— Written exercise —
Repeat the data below exactly, dropping any pictures it holds.

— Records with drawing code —
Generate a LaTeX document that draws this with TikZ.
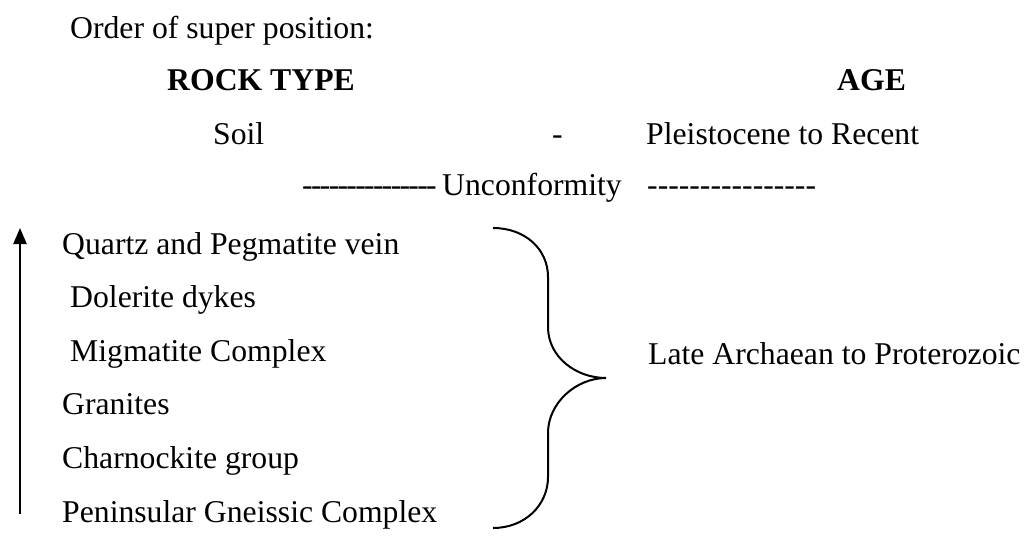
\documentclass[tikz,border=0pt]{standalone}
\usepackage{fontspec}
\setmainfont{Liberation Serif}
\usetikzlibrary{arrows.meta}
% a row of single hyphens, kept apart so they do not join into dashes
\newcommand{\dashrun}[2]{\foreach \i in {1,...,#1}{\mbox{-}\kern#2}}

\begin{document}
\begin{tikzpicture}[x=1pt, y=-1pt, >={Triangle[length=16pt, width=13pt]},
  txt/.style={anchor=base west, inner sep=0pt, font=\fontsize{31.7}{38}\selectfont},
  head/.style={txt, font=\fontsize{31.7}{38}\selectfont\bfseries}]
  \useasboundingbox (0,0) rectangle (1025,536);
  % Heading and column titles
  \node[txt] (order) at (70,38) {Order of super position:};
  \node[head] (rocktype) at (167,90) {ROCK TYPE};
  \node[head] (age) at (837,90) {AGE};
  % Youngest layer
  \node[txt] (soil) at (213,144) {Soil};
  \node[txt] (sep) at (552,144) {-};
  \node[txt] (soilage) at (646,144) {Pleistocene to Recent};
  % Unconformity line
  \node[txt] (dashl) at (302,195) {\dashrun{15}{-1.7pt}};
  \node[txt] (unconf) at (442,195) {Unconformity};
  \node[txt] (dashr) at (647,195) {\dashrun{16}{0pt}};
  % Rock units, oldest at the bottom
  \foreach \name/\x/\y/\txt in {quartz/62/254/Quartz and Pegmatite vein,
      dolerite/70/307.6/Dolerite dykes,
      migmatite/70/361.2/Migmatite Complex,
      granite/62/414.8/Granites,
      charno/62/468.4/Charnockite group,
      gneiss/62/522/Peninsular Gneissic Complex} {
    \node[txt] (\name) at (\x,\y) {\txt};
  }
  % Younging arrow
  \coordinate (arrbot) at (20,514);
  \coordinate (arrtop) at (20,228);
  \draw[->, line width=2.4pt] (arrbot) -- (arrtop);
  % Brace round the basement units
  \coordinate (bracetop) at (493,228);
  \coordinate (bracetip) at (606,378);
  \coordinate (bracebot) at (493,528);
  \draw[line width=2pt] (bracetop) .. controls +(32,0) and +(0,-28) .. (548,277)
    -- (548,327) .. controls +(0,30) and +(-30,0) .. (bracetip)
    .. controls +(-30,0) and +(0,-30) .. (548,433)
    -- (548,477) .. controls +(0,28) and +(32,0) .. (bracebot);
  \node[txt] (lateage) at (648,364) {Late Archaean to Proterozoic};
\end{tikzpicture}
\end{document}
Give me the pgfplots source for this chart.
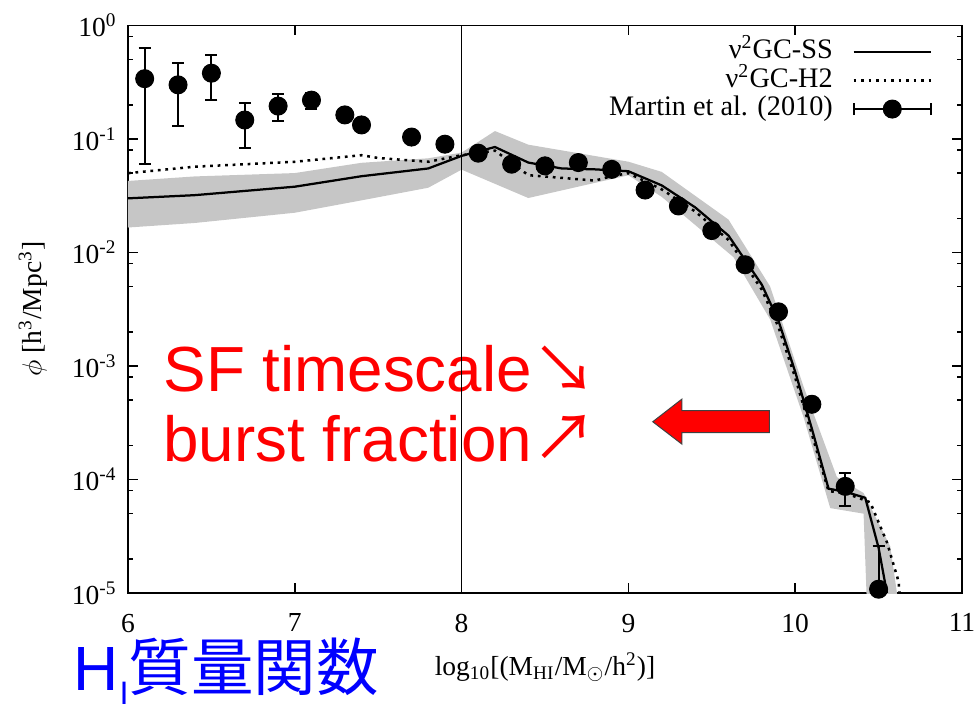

— Written solution —
Generate a LaTeX document that draws this with TikZ.
\documentclass[tikz,border=0pt]{standalone}
\usepackage{fontspec}
\setmainfont{Liberation Serif}
\usetikzlibrary{arrows.meta}
% a row of single hyphens, kept apart so they do not join into dashes
\newcommand{\dashrun}[2]{\foreach \i in {1,...,#1}{\mbox{-}\kern#2}}

\begin{document}
\begin{tikzpicture}[x=1pt, y=-1pt, >={Triangle[length=16pt, width=13pt]},
  txt/.style={anchor=base west, inner sep=0pt, font=\fontsize{31.7}{38}\selectfont},
  head/.style={txt, font=\fontsize{31.7}{38}\selectfont\bfseries}]
  \useasboundingbox (0,0) rectangle (1025,536);
  % Heading and column titles
  \node[txt] (order) at (70,38) {Order of super position:};
  \node[head] (rocktype) at (167,90) {ROCK TYPE};
  \node[head] (age) at (837,90) {AGE};
  % Youngest layer
  \node[txt] (soil) at (213,144) {Soil};
  \node[txt] (sep) at (552,144) {-};
  \node[txt] (soilage) at (646,144) {Pleistocene to Recent};
  % Unconformity line
  \node[txt] (dashl) at (302,195) {\dashrun{15}{-1.7pt}};
  \node[txt] (unconf) at (442,195) {Unconformity};
  \node[txt] (dashr) at (647,195) {\dashrun{16}{0pt}};
  % Rock units, oldest at the bottom
  \foreach \name/\x/\y/\txt in {quartz/62/254/Quartz and Pegmatite vein,
      dolerite/70/307.6/Dolerite dykes,
      migmatite/70/361.2/Migmatite Complex,
      granite/62/414.8/Granites,
      charno/62/468.4/Charnockite group,
      gneiss/62/522/Peninsular Gneissic Complex} {
    \node[txt] (\name) at (\x,\y) {\txt};
  }
  % Younging arrow
  \coordinate (arrbot) at (20,514);
  \coordinate (arrtop) at (20,228);
  \draw[->, line width=2.4pt] (arrbot) -- (arrtop);
  % Brace round the basement units
  \coordinate (bracetop) at (493,228);
  \coordinate (bracetip) at (606,378);
  \coordinate (bracebot) at (493,528);
  \draw[line width=2pt] (bracetop) .. controls +(32,0) and +(0,-28) .. (548,277)
    -- (548,327) .. controls +(0,30) and +(-30,0) .. (bracetip)
    .. controls +(-30,0) and +(0,-30) .. (548,433)
    -- (548,477) .. controls +(0,28) and +(32,0) .. (bracebot);
  \node[txt] (lateage) at (648,364) {Late Archaean to Proterozoic};
\end{tikzpicture}
\end{document}
Give me the pgfplots source for this chart.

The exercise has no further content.